## [Available records]
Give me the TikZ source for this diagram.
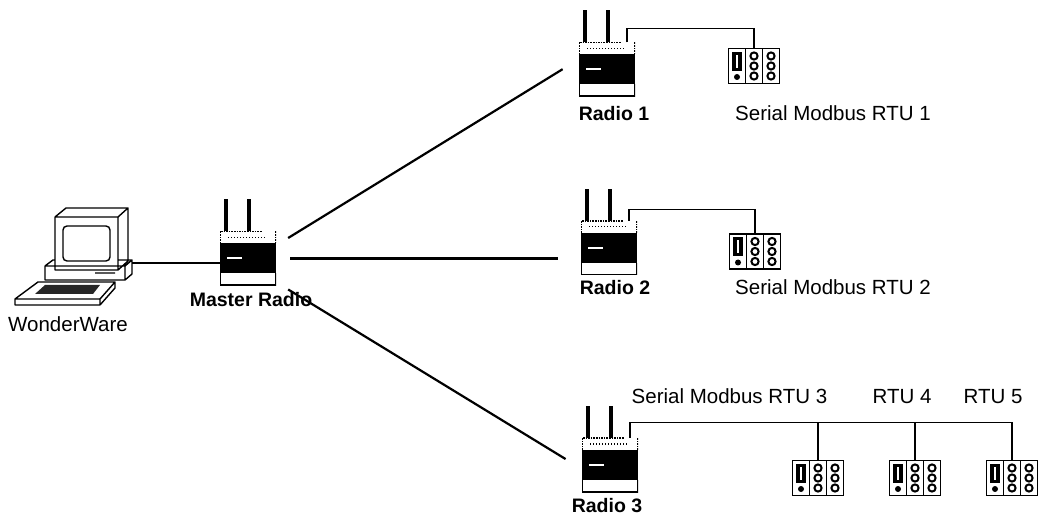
\documentclass[tikz,border=0pt]{standalone}
\usepackage{fontspec}
\setmainfont{Liberation Sans}
\usetikzlibrary{calc, positioning}

\begin{document}
\begin{tikzpicture}[x=1pt, y=1pt,
		radio/.style = {minimum width=56pt, minimum height=54pt, inner sep=0pt,
			path picture={
				\fill ([yshift=-12pt]path picture bounding box.north west)
				      rectangle ([yshift=12pt]path picture bounding box.south east);
				\fill[white] ([shift={(-21pt,-1pt)}]path picture bounding box.center) rectangle ++(15pt,2pt);
				\draw[line width=2.4pt] ([yshift=12pt]path picture bounding box.south west)
				      |- (path picture bounding box.south east) -- ++(0,12pt);
				\draw[densely dotted, line width=1.6pt]
				      ([yshift=-12pt]path picture bounding box.north west)
				      |- ([xshift=-14pt]path picture bounding box.north east)
				      (path picture bounding box.north east) -- ++(0,-12pt);
				\draw[dotted, line width=1pt]
				      ([shift={(8pt,-6pt)}]path picture bounding box.north west)
				      -- ([shift={(-10pt,-6pt)}]path picture bounding box.north east);}},
		rtu/.style   = {draw, line width=1.4pt, minimum width=51pt, minimum height=35pt, inner sep=0pt,
			path picture={
				\begin{scope}[shift={(path picture bounding box.center)}]
					\draw[line width=1.4pt] (-8.5pt,-20pt) -- (-8.5pt,20pt)
					                        ( 8.5pt,-20pt) -- ( 8.5pt,20pt);
					\fill (-22pt,-5pt) rectangle (-12pt,14pt);
					\fill[white] (-18.5pt,-2pt) rectangle (-16.5pt,11pt);
					\fill (-17pt,-11pt) circle (3pt);
					\foreach \x in {0pt, 17pt}
						\foreach \y in {-10pt, 0pt, 10pt}
							\draw[line width=2pt] (\x,\y) circle (3.6pt);
				\end{scope}}},
		link/.style  = {line width=2.2pt, shorten <=14pt, shorten >=19pt},
		cable/.style = {line width=1.4pt},
		txt/.style   = {inner sep=0pt, font=\fontsize{20.5}{24}\selectfont},
		tag/.style   = {inner sep=0pt, font=\fontsize{19.5}{24}\selectfont\bfseries},
	]
	\useasboundingbox (0,0) rectangle (1048,519);

	% workstation
	\draw[line width=1.4pt, line join=round]
	      (55,249) rectangle (118,302)
	      (55,302) -- (66,311) -- (128,311) -- (118,302)
	      (118,249) -- (128,258) -- (128,311)
	      (45,239) rectangle (125,253)
	      (45,253) -- (53,259) -- (55,259)  (118,259) -- (132,259) -- (125,253)
	      (125,239) -- (132,245) -- (132,259)
	      (95,246) -- (115,246)
	      (38,237) -- (115,237) -- (100,220) -- (15,220) -- cycle
	      (15,220) -- (15,214) -- (100,214) -- (100,220)
	      (100,214) -- (115,231) -- (115,237);
	\draw[line width=1.4pt, rounded corners=4pt] (63,258) rectangle (110,293);
	\fill[black!85] (45,234) -- (100,234) -- (93,225) -- (35,225) -- cycle;
	\coordinate (pc) at (132,256);
	\node[txt] (pcname) at (68,194.5) {WonderWare};

	% radios
	\node[radio] (master) at (248,260.5) {};
	\node[radio] (radA)   at (607,449.5) {};
	\node[radio] (radB)   at (609,271)   {};
	\node[radio] (radC)   at (610,54)    {};
	\foreach \r in {master, radA, radB, radC}
		\draw[line width=3.6pt] ([xshift=-22pt]\r.north) -- ++(0,32)
		                        ([xshift=  1pt]\r.north) -- ++(0,32);

	\node[tag] (masterName) at (251,219)   {Master Radio};
	\node[tag] (radAName)   at (614,405.5) {Radio 1};
	\node[tag] (radBName)   at (615,231.5) {Radio 2};
	\node[tag] (radCName)   at (607,13.5)  {Radio 3};

	% field devices
	\node[rtu] (rtuA) at (754,453)  {};
	\node[rtu] (rtuB) at (755,267.5) {};
	\node[rtu] (rtuC) at (818,41)   {};
	\node[rtu] (rtuD) at (915,41)   {};
	\node[rtu] (rtuE) at (1012,41)  {};

	\node[txt] (rtuAName) at (833,405.5) {Serial Modbus RTU 1};
	\node[txt] (rtuBName) at (833,231.5) {Serial Modbus RTU 2};
	\node[txt] (rtuCName) at (729.5,122.5) {Serial Modbus RTU 3};
	\node[txt] (rtuDName) at (902,122.5) {RTU 4};
	\node[txt] (rtuEName) at (993,122.5) {RTU 5};

	% wiring
	\draw[cable] (pc) -- (pc -| master.west);
	\draw[link] (master.25)  -- (radA.160);
	\draw[link, shorten >=23pt] (master.east) -- (master.east -| radB.west);
	\draw[link] (master.-40) -- (radC.188);

	\draw[cable] ([xshift=20pt]radA.north) -- ++(0,14) -| (rtuA.north);
	\draw[cable] ([xshift=20pt]radB.north) -- ++(0,11) -| (rtuB.north);
	\draw[cable] ([xshift=20pt]radC.north) -- ++(0,15) coordinate (bus) -| (rtuE.north)
	             (rtuC.north) -- (rtuC.north |- bus)
	             (rtuD.north) -- (rtuD.north |- bus);
\end{tikzpicture}
\end{document}
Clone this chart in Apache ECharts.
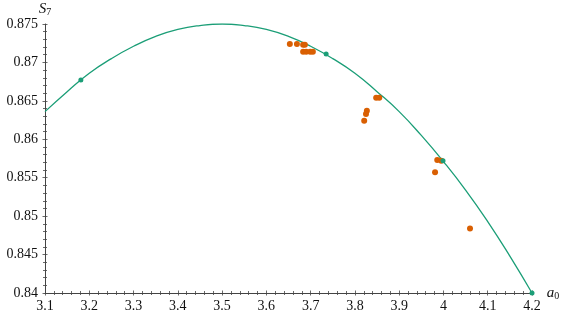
<!DOCTYPE html>
<html><head><meta charset="utf-8">
<script src="https://cdn.jsdelivr.net/npm/echarts@6/dist/echarts.min.js"></script>
<style>html,body{margin:0;padding:0;background:#fff}#c{width:566px;height:318px}</style>
</head><body><div id="c"></div>
<script>
// Fitted curve S7(a0)
const curveA = [3.10,3.15,3.20,3.25,3.30,3.35,3.40,3.45,3.50,3.55,3.60,3.65,3.70,3.75,3.80,3.85,3.90,3.95,4.00,4.05,4.10,4.15,4.20];
const curveS = [0.8636,0.8662,0.8686,0.8705,0.8721,0.8734,0.8743,0.8748,0.8750,0.8748,0.8743,0.8734,0.8721,0.8705,0.8686,0.8662,0.8636,0.8605,0.8571,0.8534,0.8493,0.8448,0.8400];
// Green marked points on curve
const greenA = [3.181, 3.735, 3.999, 4.200];
const greenS = [0.8677, 0.8711, 0.8572, 0.8400];
// Orange data points
const orangeA = [3.653,3.669,3.683,3.687,3.683,3.690,3.699,3.705,3.848,3.855,3.827,3.825,3.821,3.986,3.995,3.981,4.060];
const orangeS = [0.8724,0.8724,0.8723,0.8723,0.8714,0.8714,0.8714,0.8714,0.8654,0.8654,0.8637,0.8633,0.8624,0.8573,0.8572,0.8557,0.8484];
// Axis ticks
const xMin = 3.1, xMax = 4.2, xStep = 0.1;
const yMin = 0.84, yMax = 0.875, yStep = 0.005;

const zip = (a, b) => a.map((v, i) => [v, b[i]]);
const FONT = 'Liberation Serif';
const axisCol = '#444';
const chart = echarts.init(document.getElementById('c'), null, {renderer: 'canvas'});
const baseX = {
  type: 'value', min: xMin, max: xMax, interval: xStep, position: 'bottom',
  splitLine: {show: false},
  minorTick: {show: true, splitNumber: 5, length: 2, lineStyle: {color: axisCol, width: 0.8}},
  axisTick: {show: true, length: 2.5, lineStyle: {color: axisCol, width: 0.8}},
};
const baseY = {
  type: 'value', min: yMin, max: yMax, interval: yStep, position: 'left',
  splitLine: {show: false},
  minorTick: {show: true, splitNumber: 5, length: 2, lineStyle: {color: axisCol, width: 0.8}},
  axisTick: {show: true, length: 2.5, lineStyle: {color: axisCol, width: 0.8}},
};
chart.setOption({
  animation: false,
  grid: {left: 45, right: 34, top: 24, bottom: 25, containLabel: false},
  xAxis: [
    Object.assign({}, baseX, {
      axisLine: {show: true, lineStyle: {color: axisCol, width: 1}},
      axisTick: Object.assign({}, baseX.axisTick, {inside: true}),
      minorTick: Object.assign({}, baseX.minorTick),
      axisLabel: {show: true, margin: 6, color: '#111', fontFamily: FONT, fontSize: 14,
        formatter: v => String(+v.toFixed(2))},
      name: '{i|a}{s|0}', nameLocation: 'end', nameGap: 8,
      nameTextStyle: {rich: {
        i: {fontFamily: FONT, fontStyle: 'italic', fontSize: 15, color: '#111'},
        s: {fontFamily: FONT, fontSize: 10, color: '#111', verticalAlign: 'bottom', padding: [6,0,0,0]}
      }}
    }),
    Object.assign({}, baseX, {
      axisLine: {show: false}, axisLabel: {show: false},
      axisTick: Object.assign({}, baseX.axisTick, {inside: false})
    })
  ],
  yAxis: [
    Object.assign({}, baseY, {
      axisLine: {show: true, lineStyle: {color: axisCol, width: 1}},
      axisTick: Object.assign({}, baseY.axisTick, {inside: true}),
      axisLabel: {show: true, margin: 7, color: '#111', fontFamily: FONT, fontSize: 14,
        formatter: v => String(+v.toFixed(3))},
      name: '{i|S}{s|7}', nameLocation: 'end', nameGap: 6,
      nameTextStyle: {align: 'center', padding: [0, 0, 0, 0], rich: {
        i: {fontFamily: FONT, fontStyle: 'italic', fontSize: 15, color: '#111'},
        s: {fontFamily: FONT, fontSize: 10, color: '#111', padding: [6,0,0,0]}
      }}
    }),
    Object.assign({}, baseY, {
      axisLine: {show: false}, axisLabel: {show: false},
      axisTick: Object.assign({}, baseY.axisTick, {inside: false})
    })
  ],
  series: [
    {type: 'line', data: zip(curveA, curveS), smooth: true, showSymbol: false, symbol: 'none',
     lineStyle: {color: '#1b9e77', width: 1.3}, z: 2},
    {type: 'scatter', data: zip(orangeA, orangeS), symbolSize: 6,
     itemStyle: {color: '#d95f02', opacity: 1}, z: 3},
    {type: 'scatter', data: zip(greenA, greenS), symbolSize: 5,
     itemStyle: {color: '#1b9e77', opacity: 1}, z: 4}
  ]
});
</script></body></html>
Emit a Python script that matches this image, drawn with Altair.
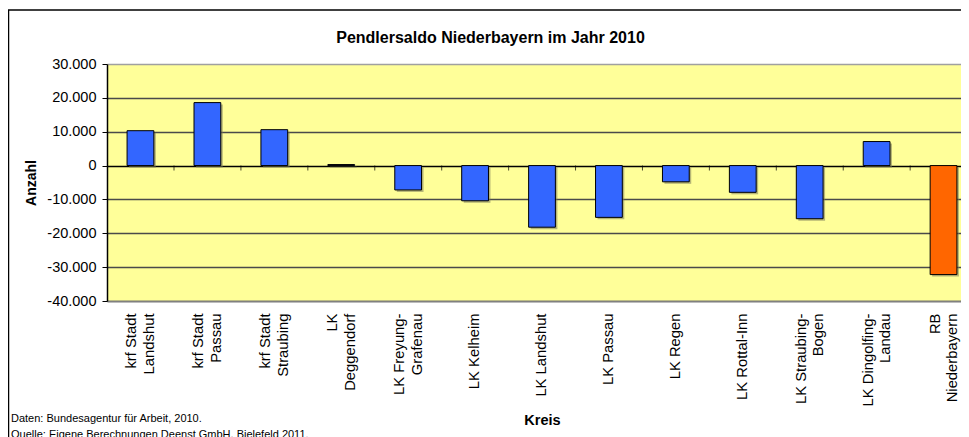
import altair as alt
import pandas as pd

NB = "\u00a0"

# Categories (two label lines each; short lines padded so they sit centred)
line1 = ["krf Stadt" + NB, "krf Stadt", "krf Stadt" + NB, "LK" + NB * 7, "LK Freyung-",
         "LK Kelheim", "LK Landshut", "LK Passau", "LK Regen", "LK Rottal-Inn",
         "LK Straubing-", "LK Dingolfing-", "RB" + NB * 7]
line2 = ["Landshut", "Passau" + NB, "Straubing", "Deggendorf", "Grafenau" + NB * 2,
         "", "", "", "", "",
         "Bogen" + NB * 6, "Landau" + NB * 5, "Niederbayern"]
values = [10300, 18600, 10600, 300, -7200, -10400, -18200, -15300, -4800, -7900,
          -15700, 7100, -32200]
colors = ["#3366FF"] * 12 + ["#FF6600"]

title_text = "Pendlersaldo Niederbayern im Jahr 2010"
y_title = "Anzahl"
x_title = "Kreis"
footnotes = ["Daten: Bundesagentur für Arbeit, 2010.",
             "Quelle: Eigene Berechnungen Deenst GmbH, Bielefeld 2011."]
y_ticks = [-40000, -30000, -20000, -10000, 0, 10000, 20000, 30000]

kreis = [a if b == "" else a + "\n" + b for a, b in zip(line1, line2)]
df = pd.DataFrame({"kreis": kreis, "wert": values, "farbe": colors})

FONT = "Liberation Sans, Arial, sans-serif"

xscale = alt.Scale(domain=kreis, range=[0, 870], paddingInner=0.6, paddingOuter=0.3)
yscale = alt.Scale(domain=[-40000, 30000], nice=False)

label_offset = {
    "condition": {"test": "indexof(datum.value, '\\n') >= 0", "value": -8},
    "value": 0,
}

xaxis = alt.Axis(
    title=x_title, titleFont=FONT, titleFontSize=14.5, titleFontWeight="bold",
    titleColor="black", titleY=119, titleBaseline="middle",
    labelExpr="split(datum.label, '\\n')", labelAngle=270, labelAlign="right",
    labelBaseline="middle", labelFont=FONT, labelFontSize=14.8, labelColor="black",
    labelLineHeight=17.5, labelPadding=12, labelOverlap=False, labelLimit=0,
    labelOffset=label_offset,
    ticks=False, domainColor="#808080", domainWidth=1.5, grid=False,
)

grid_color = {
    "condition": [
        {"test": "datum.value === 0", "value": "black"},
        {"test": "datum.value === 30000", "value": "#a0a0a0"},
    ],
    "value": "#4a4a4a",
}

yaxis = alt.Axis(
    title=y_title, titleFont=FONT, titleFontSize=14, titleFontWeight="bold",
    titleColor="black", titleAngle=270, titleX=-76, titleBaseline="middle",
    titleAlign="center",
    values=y_ticks, labelOverlap=False,
    labelExpr="(datum.value < 0 ? '-' : '') + replace(format(abs(datum.value), ',d'), ',', '.')",
    labelFont=FONT, labelFontSize=14.5, labelColor="black", labelPadding=6,
    tickSize=5, tickColor="black", domainColor="black", domainWidth=1.5,
    grid=True, gridColor=grid_color, gridWidth=1.4,
)

# soft drop shadow behind bars
shadow = alt.Chart(df).mark_bar(
    color="#7a7a5a", opacity=0.55, xOffset=2, yOffset=2, clip=True
).encode(
    x=alt.X("kreis:N", sort=kreis, scale=xscale, axis=xaxis),
    y=alt.Y("wert:Q", scale=yscale, axis=yaxis),
)

bars = alt.Chart(df).mark_bar(stroke="black", strokeWidth=1, clip=True).encode(
    x=alt.X("kreis:N", sort=kreis, scale=xscale, axis=xaxis),
    y=alt.Y("wert:Q", scale=yscale, axis=yaxis),
    color=alt.Color("farbe:N", scale=None),
)

# small category separator ticks hanging below the zero line
ticks = alt.Chart(df).transform_calculate(null0="0").mark_tick(
    orient="vertical", size=5, thickness=1, color="black", yOffset=2.5,
    xOffset=-20, clip=True
).encode(
    x=alt.X("kreis:N", sort=kreis, scale=xscale, axis=xaxis, bandPosition=0),
    y=alt.Y("null0:Q", scale=yscale, axis=yaxis),
)

title_mark = alt.Chart(pd.DataFrame({"t": [title_text]})).mark_text(
    align="center", baseline="alphabetic", font=FONT, fontSize=16, fontWeight="bold",
    color="black"
).encode(text="t:N", x=alt.value(383.5), y=alt.value(-21))

foot1 = alt.Chart(pd.DataFrame({"t": [footnotes[0]]})).mark_text(
    align="left", baseline="middle", font=FONT, fontSize=11, color="black"
).encode(text="t:N", x=alt.value(-96), y=alt.value(355))
foot2 = alt.Chart(pd.DataFrame({"t": [footnotes[1]]})).mark_text(
    align="left", baseline="middle", font=FONT, fontSize=11, color="black"
).encode(text="t:N", x=alt.value(-96), y=alt.value(371))

frame_top = alt.Chart(pd.DataFrame({"t": [0]})).mark_rule(color="black", strokeWidth=1.5).encode(
    x=alt.value(-99), x2=alt.value(854), y=alt.value(-54)
)
frame_left = alt.Chart(pd.DataFrame({"t": [0]})).mark_rule(color="black", strokeWidth=1.5).encode(
    x=alt.value(-98.5), y=alt.value(-54), y2=alt.value(400)
)

chart = alt.layer(shadow, bars, ticks, title_mark, foot1, foot2, frame_top, frame_left).properties(
    width=854,
    height=237,
    background="white",
    padding={"left": 99, "top": 56, "right": 0, "bottom": 136},
    autosize=alt.AutoSizeParams(type="none"),
).configure_view(
    fill="#FFFF99", stroke=None
)

chart.save("out.html", embed_options={"renderer": "svg", "actions": False})
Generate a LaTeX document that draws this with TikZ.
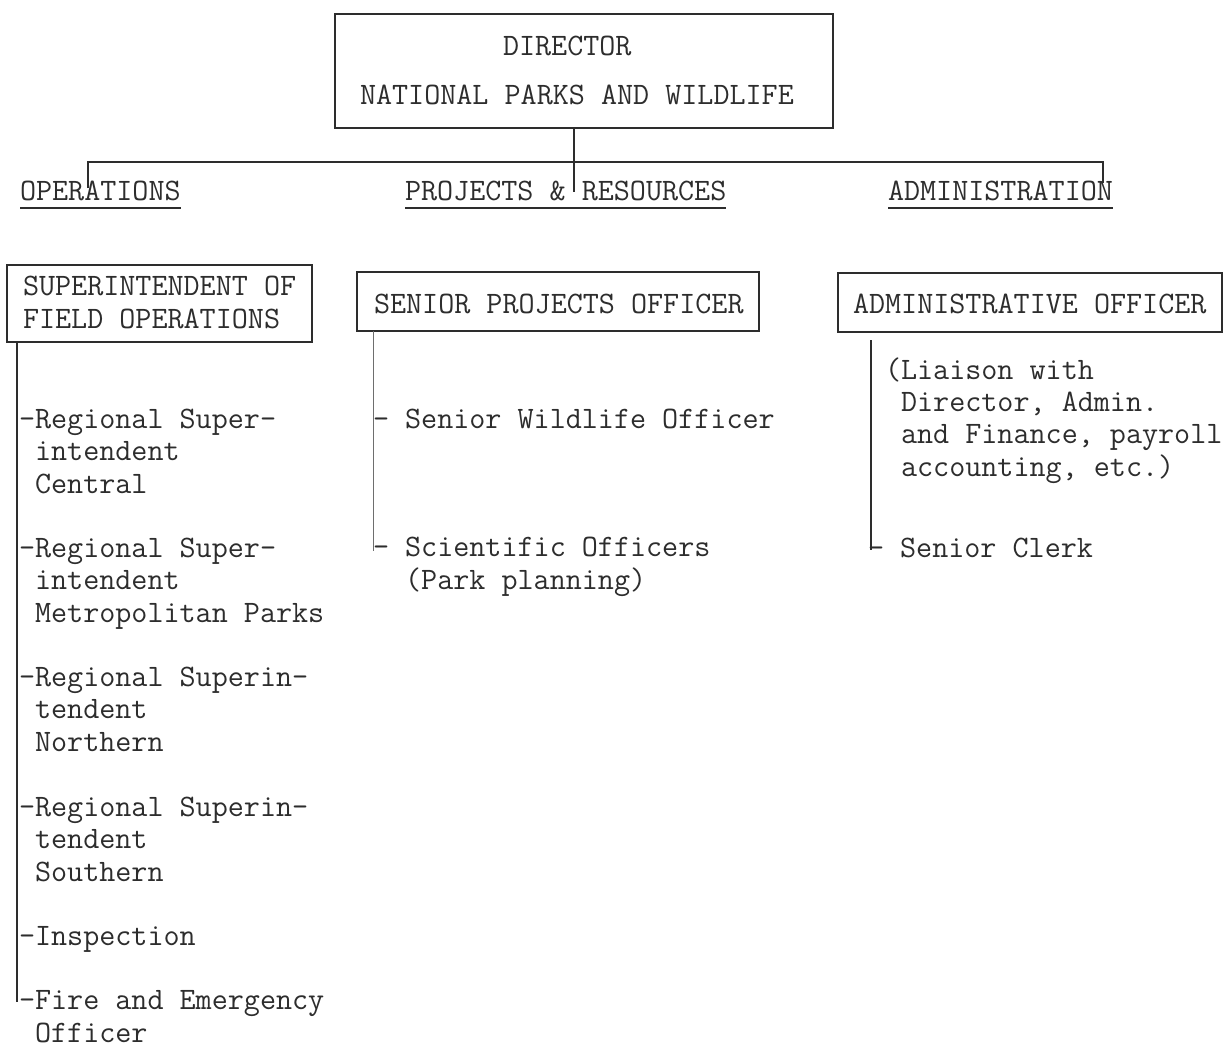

## [Task to complete]
Within the listing, how many lines hold the word "that"? Only the number is to be given.

## [Exercise answer]
2